In my opinion a bit suboptimal because it doesn't solve the problem to always have twice the space on the SR as you used, even if I only want to back up the system disk of a VM with a few GB, for example.Conclusion of the test:
A) Manual Snapshot with only part of drives ([NOBAK]), does not work.

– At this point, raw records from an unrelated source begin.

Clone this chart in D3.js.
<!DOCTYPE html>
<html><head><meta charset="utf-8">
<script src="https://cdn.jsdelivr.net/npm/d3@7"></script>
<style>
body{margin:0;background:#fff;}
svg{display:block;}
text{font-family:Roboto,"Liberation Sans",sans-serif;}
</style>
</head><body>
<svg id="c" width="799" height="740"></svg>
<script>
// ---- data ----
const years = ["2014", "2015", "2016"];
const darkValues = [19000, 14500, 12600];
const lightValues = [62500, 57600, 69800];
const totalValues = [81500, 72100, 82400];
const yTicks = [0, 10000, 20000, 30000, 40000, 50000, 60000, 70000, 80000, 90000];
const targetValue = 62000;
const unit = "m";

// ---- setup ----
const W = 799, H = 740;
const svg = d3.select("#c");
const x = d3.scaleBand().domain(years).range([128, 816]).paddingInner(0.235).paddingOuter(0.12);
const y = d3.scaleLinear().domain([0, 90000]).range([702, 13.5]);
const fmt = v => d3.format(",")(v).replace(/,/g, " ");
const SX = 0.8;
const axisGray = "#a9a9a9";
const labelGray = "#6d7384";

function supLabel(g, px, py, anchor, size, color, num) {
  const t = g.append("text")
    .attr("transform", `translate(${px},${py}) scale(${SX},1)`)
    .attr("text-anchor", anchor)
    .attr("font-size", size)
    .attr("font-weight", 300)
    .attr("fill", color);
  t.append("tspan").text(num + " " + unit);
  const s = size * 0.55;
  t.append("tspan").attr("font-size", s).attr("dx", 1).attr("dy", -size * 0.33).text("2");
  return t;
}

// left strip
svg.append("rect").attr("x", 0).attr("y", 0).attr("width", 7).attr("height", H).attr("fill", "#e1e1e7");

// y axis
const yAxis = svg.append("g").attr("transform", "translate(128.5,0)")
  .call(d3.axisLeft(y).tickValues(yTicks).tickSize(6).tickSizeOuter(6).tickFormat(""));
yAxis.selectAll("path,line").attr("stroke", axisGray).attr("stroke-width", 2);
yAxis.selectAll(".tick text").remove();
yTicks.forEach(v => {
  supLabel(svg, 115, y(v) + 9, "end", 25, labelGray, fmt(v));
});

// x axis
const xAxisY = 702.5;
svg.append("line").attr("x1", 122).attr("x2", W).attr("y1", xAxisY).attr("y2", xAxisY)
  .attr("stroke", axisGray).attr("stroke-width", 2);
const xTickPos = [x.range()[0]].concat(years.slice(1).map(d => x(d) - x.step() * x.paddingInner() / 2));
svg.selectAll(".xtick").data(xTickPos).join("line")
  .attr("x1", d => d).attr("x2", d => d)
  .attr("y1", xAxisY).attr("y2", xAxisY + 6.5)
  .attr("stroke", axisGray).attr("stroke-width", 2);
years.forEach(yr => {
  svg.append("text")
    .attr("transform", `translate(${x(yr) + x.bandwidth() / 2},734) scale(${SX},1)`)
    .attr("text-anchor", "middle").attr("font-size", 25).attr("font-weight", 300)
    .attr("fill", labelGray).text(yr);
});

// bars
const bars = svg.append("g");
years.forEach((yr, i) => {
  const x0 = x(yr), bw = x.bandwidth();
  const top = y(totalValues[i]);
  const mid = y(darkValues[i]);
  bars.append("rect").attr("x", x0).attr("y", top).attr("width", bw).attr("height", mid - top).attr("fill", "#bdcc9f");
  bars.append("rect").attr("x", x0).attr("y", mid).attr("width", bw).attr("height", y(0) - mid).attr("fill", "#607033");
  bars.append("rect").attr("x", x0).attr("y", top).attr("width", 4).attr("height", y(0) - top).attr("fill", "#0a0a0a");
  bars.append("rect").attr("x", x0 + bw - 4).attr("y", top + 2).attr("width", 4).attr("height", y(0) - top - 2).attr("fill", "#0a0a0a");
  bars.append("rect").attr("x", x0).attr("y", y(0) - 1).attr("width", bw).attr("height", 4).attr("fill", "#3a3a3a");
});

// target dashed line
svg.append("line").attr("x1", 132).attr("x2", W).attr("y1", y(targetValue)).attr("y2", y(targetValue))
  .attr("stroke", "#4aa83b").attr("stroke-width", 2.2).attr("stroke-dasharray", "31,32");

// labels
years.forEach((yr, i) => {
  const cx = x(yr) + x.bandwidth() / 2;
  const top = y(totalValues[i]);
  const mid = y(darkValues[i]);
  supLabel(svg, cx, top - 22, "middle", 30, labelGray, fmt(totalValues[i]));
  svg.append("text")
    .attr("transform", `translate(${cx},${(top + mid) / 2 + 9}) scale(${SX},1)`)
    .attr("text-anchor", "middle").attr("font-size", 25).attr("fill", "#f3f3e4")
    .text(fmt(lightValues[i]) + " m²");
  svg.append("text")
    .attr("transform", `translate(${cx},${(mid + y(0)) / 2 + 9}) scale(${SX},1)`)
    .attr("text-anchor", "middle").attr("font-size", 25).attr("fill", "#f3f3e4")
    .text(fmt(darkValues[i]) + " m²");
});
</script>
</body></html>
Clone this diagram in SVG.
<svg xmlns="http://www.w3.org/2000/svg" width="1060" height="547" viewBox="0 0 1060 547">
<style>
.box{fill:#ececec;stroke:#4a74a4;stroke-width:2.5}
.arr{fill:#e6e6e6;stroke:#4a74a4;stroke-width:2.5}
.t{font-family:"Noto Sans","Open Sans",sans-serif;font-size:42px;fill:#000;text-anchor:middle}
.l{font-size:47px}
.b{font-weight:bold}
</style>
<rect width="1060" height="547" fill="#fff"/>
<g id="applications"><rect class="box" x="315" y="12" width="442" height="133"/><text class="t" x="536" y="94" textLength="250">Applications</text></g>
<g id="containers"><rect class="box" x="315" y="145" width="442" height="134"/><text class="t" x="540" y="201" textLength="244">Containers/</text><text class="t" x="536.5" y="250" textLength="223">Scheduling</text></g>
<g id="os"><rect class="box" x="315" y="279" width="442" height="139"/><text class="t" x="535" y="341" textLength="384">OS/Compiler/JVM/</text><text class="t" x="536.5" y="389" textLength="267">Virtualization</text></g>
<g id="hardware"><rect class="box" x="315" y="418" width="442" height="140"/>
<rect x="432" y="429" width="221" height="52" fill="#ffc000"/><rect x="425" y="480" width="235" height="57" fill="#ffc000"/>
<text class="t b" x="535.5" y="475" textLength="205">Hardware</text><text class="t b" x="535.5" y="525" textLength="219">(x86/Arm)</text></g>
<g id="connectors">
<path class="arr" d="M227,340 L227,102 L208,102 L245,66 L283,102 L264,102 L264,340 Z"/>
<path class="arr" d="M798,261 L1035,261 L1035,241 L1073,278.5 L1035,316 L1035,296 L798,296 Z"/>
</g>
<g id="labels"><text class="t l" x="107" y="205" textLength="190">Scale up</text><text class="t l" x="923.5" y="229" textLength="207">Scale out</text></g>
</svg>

B) Backup with XO with only part of the drives ([NOBAK]), works, but only if there is enough space for a complete snapshot of the VM on the SR.Hope you can use with my little test for something.
-
Do you mean that the VM snapshot space is computing with all disks despite we decided to ignore one? If that's the issue, then it's a XAPI bug/something that we should add in the first place
-
@olivierlambert
Exactly, it looks like the snapshot of the entire VM is always calculated first. If there is enough space then only the selected drive is taken in the backup, if not the Backup is aborted.
In other words, only if you can take a manual snapshot of the VM, XO's backup will then only backup the selected drive.

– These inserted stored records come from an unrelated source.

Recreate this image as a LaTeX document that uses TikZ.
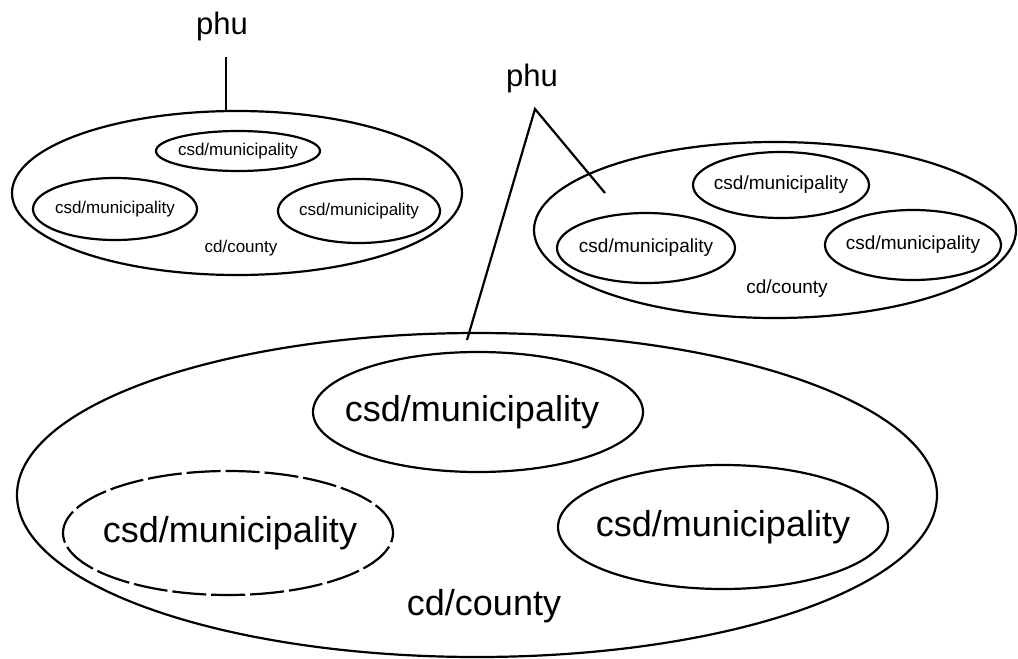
\documentclass[tikz,border=0pt]{standalone}
\usepackage{fontspec}
\setmainfont{Liberation Sans}
\usetikzlibrary{shapes.geometric}
\begin{document}
\begin{tikzpicture}[x=1pt,y=-1pt,
  region/.style={ellipse, draw, line width=2.2pt, inner sep=0pt},
  bigtxt/.style={font=\fontsize{36}{40}\selectfont, inner sep=0pt},
  midtxt/.style={font=\fontsize{19}{22}\selectfont, inner sep=0pt},
  smalltxt/.style={font=\fontsize{17}{20}\selectfont, inner sep=0pt},
  phutxt/.style={font=\fontsize{31}{34}\selectfont, inner sep=0pt},
  link/.style={line width=2.2pt},
  brokenline/.style={dash pattern=on 34pt off 5pt}]
\useasboundingbox (0,0) rectangle (1018,659);

% ---------- top-left cluster ----------
\node[region, minimum width=450pt, minimum height=164pt] (cdA) at (237,193) {};
\node[region, minimum width=164pt, minimum height=40pt] (csdA1) at (238,151) {};
\node[region, minimum width=164pt, minimum height=62pt] (csdA2) at (115,209) {};
\node[region, minimum width=162pt, minimum height=64pt] (csdA3) at (359,211) {};
\node[smalltxt] (tA1) at (csdA1) {csd/municipality};
\node[smalltxt] (tA2) at (csdA2) {csd/municipality};
\node[smalltxt] (tA3) at (csdA3) {csd/municipality};
\node[smalltxt] (cntA) at (241,248) {cd/county};
\node[phutxt] (phuA) at (222,26) {phu};
\coordinate (phuAfoot) at (226,57);
\coordinate (phuAend) at (226,112);
\draw[link] (phuAfoot) -- (phuAend);

% ---------- right cluster ----------
\node[region, minimum width=482pt, minimum height=176pt] (cdB) at (775,230) {};
\node[region, minimum width=176pt, minimum height=66pt] (csdB1) at (781,185) {};
\node[region, minimum width=178pt, minimum height=70pt] (csdB2) at (646,248) {};
\node[region, minimum width=176pt, minimum height=70pt] (csdB3) at (913,245) {};
\node[midtxt] (tB1) at (csdB1) {csd/municipality};
\node[midtxt] (tB2) at (csdB2) {csd/municipality};
\node[midtxt] (tB3) at (csdB3) {csd/municipality};
\node[midtxt] (cntB) at (787,289) {cd/county};

% ---------- big cluster ----------
\node[region, minimum width=920pt, minimum height=324pt] (cdC) at (477,495) {};
\node[region, minimum width=330pt, minimum height=120pt] (csdC1) at (478,412) {};
\node[region, brokenline, minimum width=330pt, minimum height=124pt] (csdC2) at (228,533) {};
\node[region, minimum width=330pt, minimum height=124pt] (csdC3) at (723,527) {};
\node[bigtxt] (tC1) at ([xshift=-6pt]csdC1) {csd/municipality};
\node[bigtxt] (tC2) at ([xshift=2pt]csdC2) {csd/municipality};
\node[bigtxt] (tC3) at (csdC3) {csd/municipality};
\node[bigtxt] (cntC) at (484,606) {cd/county};

% ---------- shared phu ----------
\node[phutxt] (phuB) at (532,78) {phu};
\coordinate (apex) at (535,109);
\coordinate (endB) at (605,193);
\coordinate (endC) at (467,340);
\draw[link] (endB) -- (apex) -- (endC);
\end{tikzpicture}
\end{document}
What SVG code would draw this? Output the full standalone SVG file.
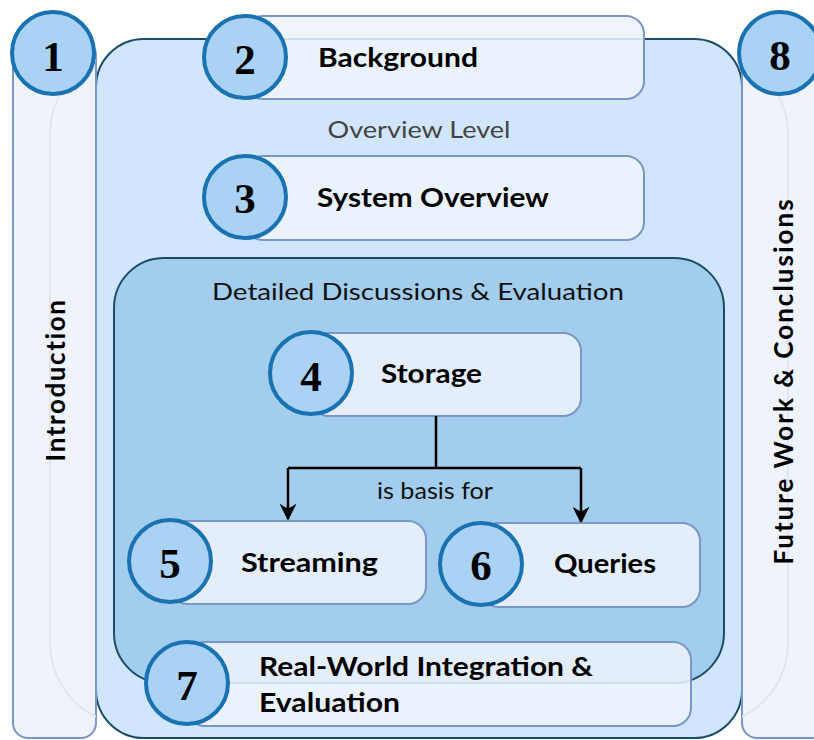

It would be good if the backup only checked whether there was enough space for a snapshot of the selected drive. -
Okay so it's not on XO, but on XAPI then. @psafont and @BenjiReis I assume it's a basic check in VM.snapshot that's not doing the right computation since we can ignore disk
-
@olivierlambert
Seems like that to me too. Let me know if you found a solution. I leave the test VM on my Xen server so that I can test again at any time. -
@olivierlambert Snapshot is in essence a VDI clone, I don't see any checks being done before the filtering for ignored VDIs is done. And that is done pretty early on, not sure why there are operations affecting virtual block devices from ignored VDIs: https://github.com/xapi-project/xen-api/blob/master/ocaml/xapi/xapi_vm_clone.ml#L416
-
I will try to reproduce it locally with
xe
and keeping you posted, thanks! -
Okay so it works with
xe
. I'll see with XO doing a backup now. -
I can't reproduce the bug with XO. Here is my test setup @jhansen :
1x VM with 2 disks:
- 1x 10GiB disk on a SR with plenty of space
- 1x [NOBAK] 900GiB local LVM disk (thick) on a 1TiB SR (you can't snapshot the disk without SR disk space failure)
I did a delta backup with XO and it worked.